PYTHONPATH:
which python: /opt/conda/envs/umt/bin/python
PYTHONPATH: :/opt/conda/envs/umt/bin/python:.
torchrun.sh: line 2: scontrol: command not found
torchrun.sh: line 3: scontrol: command not found
All nodes used:
Master node:
Args:
--nnodes=1 --nproc_per_node=1 --rdzv_backend=c10d --rdzv_endpoint=localhost:12881 tasks/pretrain.py scripts/evaluation/stage2/zero_shot/1B/config_msrvtt.py output_dir scripts/evaluation/stage2/zero_shot/1B/eval_msrvtt.sh_20240616_135110 evaluate True pretrained_path ckpt/InternVideo2-stage2_1b-224p-f4.pt
[2024-06-16 13:51:12,301] torch.distributed.run: [WARNING] master_addr is only used for static rdzv_backend and when rdzv_endpoint is not specified.

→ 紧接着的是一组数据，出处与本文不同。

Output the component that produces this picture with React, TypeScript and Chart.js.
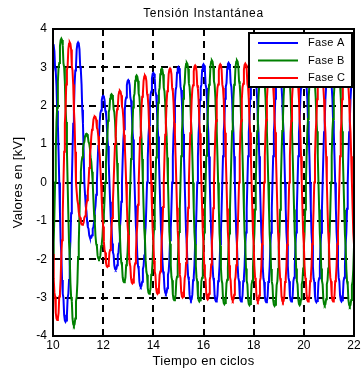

No module named 'deepspeed'
deepspeed is not installed!!!
Traceback (most recent call last):
File "/data2/dy/code/InternVideo/InternVideo2/multi_modality/tasks/pretrain.py", line 14, in <module>
from models import *
File "/data2/dy/code/InternVideo/InternVideo2/multi_modality/models/__init__.py", line 1, in <module>
from .internvideo2_clip import InternVideo2_CLIP
File "/data2/dy/code/InternVideo/InternVideo2/multi_modality/models/internvideo2_clip.py", line 10, in <module>
from .backbones.internvideo2 import InternVideo2, LLaMA, Tokenizer
File "/data2/dy/code/InternVideo/InternVideo2/multi_modality/models/backbones/internvideo2/__init__.py", line 1, in <module>
from .internvl_clip_vision import internvl_clip_6b
File "/data2/dy/code/InternVideo/InternVideo2/multi_modality/models/backbones/internvideo2/internvl_clip_vision.py", line 17, in <module>
from flash_attn.ops.rms_norm import DropoutAddRMSNorm
File "/opt/conda/envs/umt/lib/python3.10/site-packages/flash_attn/ops/rms_norm.py", line 7, in <module>
from flash_attn.ops.layer_norm import (
File "/opt/conda/envs/umt/lib/python3.10/site-packages/flash_attn/ops/layer_norm.py", line 4, in <module>
import dropout_layer_norm
ModuleNotFoundError: No module named 'dropout_layer_norm'
查了一下,是因为flash_attn官方更改了layernorm的实现方式, https://github.com/Dao-AILab/flash-attention/issues/587#issuecomment-2027853183 ,导致现在安装的flash_attn都没有droupout_layer_norm了,有什么解决办法吗?